Plus hitchcockien encore, ce vrai faux coup d'Etat pourrait-il être le fait du pouvoir en place ? Il n'est pas exclu qu'avec un retour d'Ali Bongo toujours incertain, certains hauts responsables n'aient pas pensé un instant à imaginer leur place dans un scénario sans Ali. Dans ce cas, le coup d'Etat pourrait également constituer un test de loyauté pour les membres l'entourage proche du président gabonais. L'on agiterait un épouvantail-putschiste pour tester les réactions des uns et des autres si une telle situation venait à se présenter. Ce serait commode pour déceler ceux qui feraient bloc avec le noyau du pouvoir ou pas.

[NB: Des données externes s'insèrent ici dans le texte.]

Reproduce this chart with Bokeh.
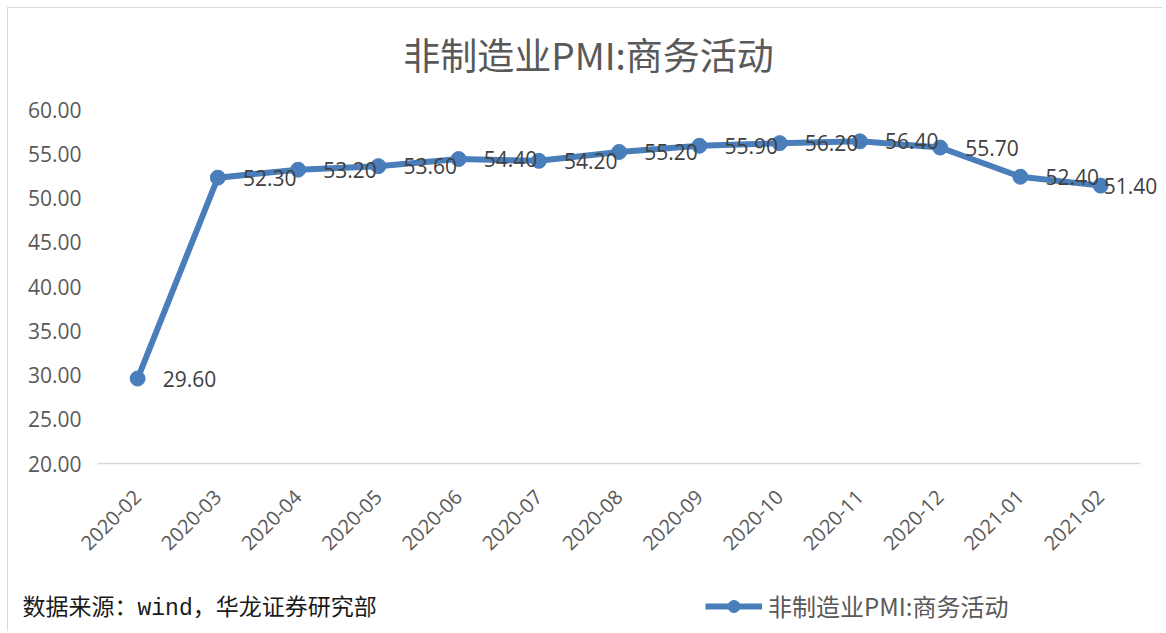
from bokeh.plotting import figure
from bokeh.layouts import column
from bokeh.models import (Range1d, ColumnDataSource, LabelSet, Label, FixedTicker,
                          Legend, LegendItem, CustomJSTickFormatter)
from bokeh.core.properties import value
from bokeh.embed import file_html
from bokeh.resources import INLINE
import math

months = ["2020-02", "2020-03", "2020-04", "2020-05", "2020-06", "2020-07", "2020-08",
          "2020-09", "2020-10", "2020-11", "2020-12", "2021-01", "2021-02"]
values = [29.6, 52.3, 53.2, 53.6, 54.4, 54.2, 55.2, 55.9, 56.2, 56.4, 55.7, 52.4, 51.4]
y_ticks = [20, 25, 30, 35, 40, 45, 50, 55, 60]
series_name = "非制造业PMI:商务活动"
title_text = "非制造业PMI:商务活动"
source_text = "数据来源：wind，华龙证券研究部"

BLUE = "#4A7EBB"
GRAY = "#595959"
NUM_FONT = "Open Sans"
CJK = "Noto Sans CJK SC"
W = 1154


def blank(height):
    f = figure(width=W, height=height, x_range=Range1d(0, W), y_range=Range1d(0, height),
               output_backend="svg", toolbar_location=None, x_axis_type=None,
               y_axis_type=None, min_border=0)
    f.frame_align = False
    f.outline_line_color = None
    f.xgrid.grid_line_color = None
    f.ygrid.grid_line_color = None
    return f


n = len(months)
xs = list(range(n))
# label offsets: right of the point; the last one is pushed back inside the chart area
offs = [25] * (n - 1) + [3]
src = ColumnDataSource(dict(x=xs, y=values, lbl=[f"{v:.2f}" for v in values], off=offs))

# header with the title
head = blank(80)
head.add_layout(Label(x=580, y=35, text=title_text, text_align="center",
                      text_baseline="middle", text_font=CJK,
                      text_font_size="37px", text_color=GRAY))

FRAME_W = 1065
p = figure(width=W, height=497,
           x_range=Range1d(-0.5, -0.5 + FRAME_W / 80.25), y_range=Range1d(20, 60),
           output_backend="svg", toolbar_location=None,
           min_border_left=89, min_border_right=0, min_border_top=21, min_border_bottom=122)
p.frame_align = False
p.outline_line_color = None
p.xgrid.grid_line_color = None
p.ygrid.grid_line_color = None

p.yaxis.ticker = y_ticks
p.yaxis.formatter = CustomJSTickFormatter(code="return tick.toFixed(2);")
p.yaxis.axis_line_color = None
p.yaxis.major_tick_line_color = None
p.yaxis.minor_tick_line_color = None
p.yaxis.major_label_text_font = NUM_FONT
p.yaxis.major_label_text_font_size = "21px"
p.yaxis.major_label_text_color = GRAY
p.yaxis.major_label_standoff = 10

p.xaxis.ticker = FixedTicker(ticks=xs)
p.xaxis.major_label_overrides = {i: m for i, m in enumerate(months)}
p.xaxis.bounds = (-0.5, n - 0.5)
p.xaxis.axis_line_color = "#D9D9D9"
p.xaxis.axis_line_width = 1.5
p.xaxis.major_tick_line_color = None
p.xaxis.minor_tick_line_color = None
p.xaxis.major_label_orientation = math.pi / 4
p.xaxis.major_label_text_font = NUM_FONT
p.xaxis.major_label_text_font_size = "20px"
p.xaxis.major_label_text_color = GRAY
p.xaxis.major_label_standoff = 24

p.line("x", "y", source=src, line_color=BLUE, line_width=6)
p.scatter("x", "y", source=src, size=15, fill_color=BLUE, line_color=BLUE)

labels = LabelSet(x="x", y="y", text="lbl", source=src, x_offset="off", y_offset=0,
                  text_baseline="middle", text_font=value(NUM_FONT),
                  text_font_size="21px", text_color="#404040")
p.add_layout(labels)

# footer with source note and legend
foot = blank(46)
fl = foot.line("x", "y", source=src, line_color=BLUE, line_width=6, visible=False)
fs = foot.scatter("x", "y", source=src, size=15, fill_color=BLUE, line_color=BLUE, visible=False)
foot.add_layout(Label(x=14, y=23, text=source_text, text_align="left",
                      text_baseline="middle", text_font="Liberation Mono, Noto Sans CJK SC",
                      text_font_size="23px", text_color="#1a1a1a"))
legend = Legend(items=[LegendItem(label=series_name, renderers=[fl, fs])],
                location=(697, 8), padding=0, margin=0, border_line_color=None,
                background_fill_alpha=0, glyph_width=57, glyph_height=30,
                label_height=30, label_standoff=6,
                label_text_font=CJK, label_text_font_size="24px", label_text_color=GRAY,
                label_text_baseline="middle")
foot.add_layout(legend, "center")

layout = column(head, p, foot, spacing=0,
                styles={"margin-left": "7px", "margin-top": "7px",
                        "border-left": "1px solid #D9D9D9", "border-top": "1px solid #D9D9D9"})

open("out.html", "w").write(file_html(layout, INLINE))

Enfin, dernière hypothèse qui revient dans les analyses. Le coup d'Etat n'aurait en fait rien à voir avec le pouvoir. Seul ou manipulé, le lieutenant Kelly Ondo Obiang aurait pris d'assaut le RTG afin de «restaurer la démocratie». Cette première tentative servirait à un ballon de sonde en direction de la réaction de la population et de la communauté internationale. Tout de suite après l'annonce du lieutenant Kelly Ondo Obiang, la police a dû disperser une centaine de citoyens sortis des quartiers immédiats, en soutien à la tentative de coup d'Etat. Beaucoup y voient une concomitance suspecte. Mais de là à imaginer une machination, il n'y a qu'un pas !

Ibrahima Bayo Jr.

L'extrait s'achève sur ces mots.